* _TASK BRIEF_:
Do not copy the pictures; transcribe all other material exactly.
══ DATASET SECTION ══
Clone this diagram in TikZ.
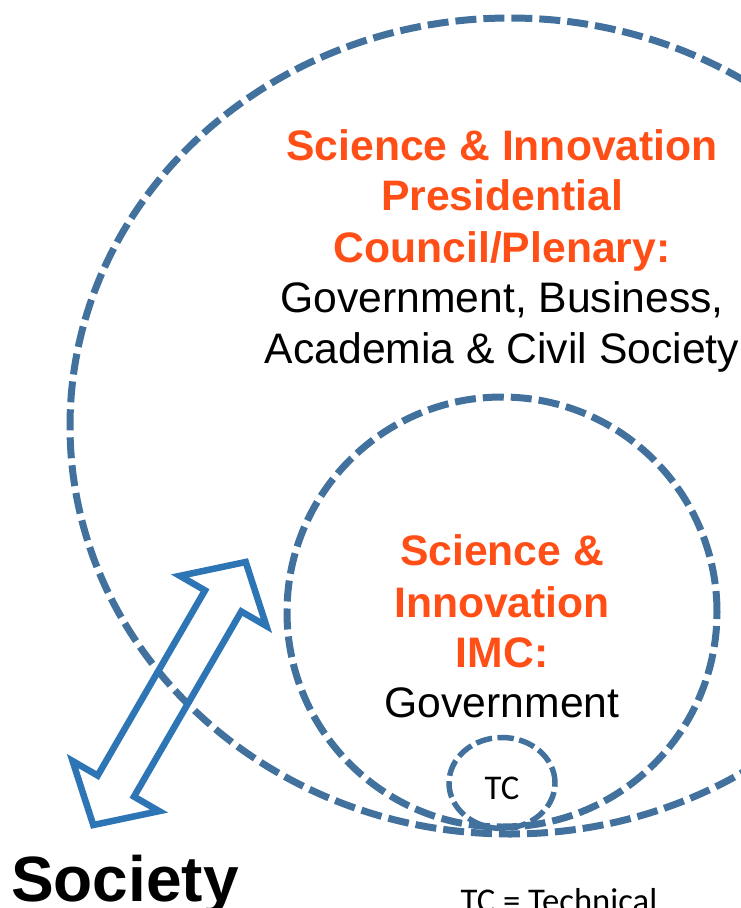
\documentclass[tikz,border=0pt]{standalone}
\usepackage{fontspec}
\setmainfont{Liberation Sans}
\newfontfamily\calibri{Carlito}
\usetikzlibrary{shapes.geometric}
\definecolor{ringblue}{HTML}{41719C}
\definecolor{arrowblue}{HTML}{2E75B6}
\definecolor{titleorange}{HTML}{FF4F17}

\begin{document}
\begin{tikzpicture}[x=0.75pt,y=-0.75pt,
  ring/.style={ellipse,draw=ringblue,line width=5.25pt,dash pattern=on 15.75pt off 5.25pt,inner sep=0pt,outer sep=0pt},
  head/.style={anchor=base,text=titleorange,font=\fontsize{32}{38}\selectfont\bfseries},
  body/.style={anchor=base,font=\fontsize{32}{38}\selectfont},
  note/.style={anchor=base,font=\calibri\fontsize{26}{30}\selectfont}]
\useasboundingbox (0,0) rectangle (741,908);
\clip (0,0) rectangle (741,908);
\node [ring,minimum width=660pt,minimum height=612pt] (council) at (510,426) {};
\node [ring,minimum width=322.5pt,minimum height=322.5pt] (imc) at (502,612) {};
\node [ring,line width=4.1pt,dash pattern=on 12.3pt off 4.1pt,minimum width=79.5pt,minimum height=68.25pt] (tc) at (502,783) {};
\begin{scope}[shift={(169.5,693.5)},rotate=59.9]
\draw [arrowblue,line width=4.9pt] (-152,0) -- (-107,50) -- (-107,21) -- (107,21) -- (107,50) -- (152,0)
  -- (107,-50) -- (107,-21) -- (-107,-21) -- (-107,-50) -- cycle;
\end{scope}
\node [head] (bigline1) at (502,160) {Science \& Innovation};
\node [head] (bigline2) at (502,210) {Presidential};
\node [head] (bigline3) at (502,262) {Council/Plenary:};
\node [body] (bigline4) at (502,312) {Government, Business,};
\node [body] (bigline5) at (502,363) {Academia \& Civil Society};
\node [head] (imcline1) at (502,565) {Science \&};
\node [head] (imcline2) at (502,617) {Innovation};
\node [head] (imcline3) at (502,667) {IMC:};
\node [body] (imcline4) at (502,717) {Government};
\node [note] (tclabel) at (502,799) {TC};
\node [note] (tcnote)  at (559,912) {TC = Technical};
\node [anchor=base,font=\fontsize{48}{56}\selectfont\bfseries] (society) at (125,901) {Society};
\end{tikzpicture}
\end{document}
═══
* _FINAL RESULT_:
Clone this diagram in TikZ.
\documentclass[tikz,border=0pt]{standalone}
\usepackage{fontspec}
\setmainfont{Liberation Sans}
\newfontfamily\calibri{Carlito}
\usetikzlibrary{shapes.geometric}
\definecolor{ringblue}{HTML}{41719C}
\definecolor{arrowblue}{HTML}{2E75B6}
\definecolor{titleorange}{HTML}{FF4F17}

\begin{document}
\begin{tikzpicture}[x=0.75pt,y=-0.75pt,
  ring/.style={ellipse,draw=ringblue,line width=5.25pt,dash pattern=on 15.75pt off 5.25pt,inner sep=0pt,outer sep=0pt},
  head/.style={anchor=base,text=titleorange,font=\fontsize{32}{38}\selectfont\bfseries},
  body/.style={anchor=base,font=\fontsize{32}{38}\selectfont},
  note/.style={anchor=base,font=\calibri\fontsize{26}{30}\selectfont}]
\useasboundingbox (0,0) rectangle (741,908);
\clip (0,0) rectangle (741,908);
\node [ring,minimum width=660pt,minimum height=612pt] (council) at (510,426) {};
\node [ring,minimum width=322.5pt,minimum height=322.5pt] (imc) at (502,612) {};
\node [ring,line width=4.1pt,dash pattern=on 12.3pt off 4.1pt,minimum width=79.5pt,minimum height=68.25pt] (tc) at (502,783) {};
\begin{scope}[shift={(169.5,693.5)},rotate=59.9]
\draw [arrowblue,line width=4.9pt] (-152,0) -- (-107,50) -- (-107,21) -- (107,21) -- (107,50) -- (152,0)
  -- (107,-50) -- (107,-21) -- (-107,-21) -- (-107,-50) -- cycle;
\end{scope}
\node [head] (bigline1) at (502,160) {Science \& Innovation};
\node [head] (bigline2) at (502,210) {Presidential};
\node [head] (bigline3) at (502,262) {Council/Plenary:};
\node [body] (bigline4) at (502,312) {Government, Business,};
\node [body] (bigline5) at (502,363) {Academia \& Civil Society};
\node [head] (imcline1) at (502,565) {Science \&};
\node [head] (imcline2) at (502,617) {Innovation};
\node [head] (imcline3) at (502,667) {IMC:};
\node [body] (imcline4) at (502,717) {Government};
\node [note] (tclabel) at (502,799) {TC};
\node [note] (tcnote)  at (559,912) {TC = Technical};
\node [anchor=base,font=\fontsize{48}{56}\selectfont\bfseries] (society) at (125,901) {Society};
\end{tikzpicture}
\end{document}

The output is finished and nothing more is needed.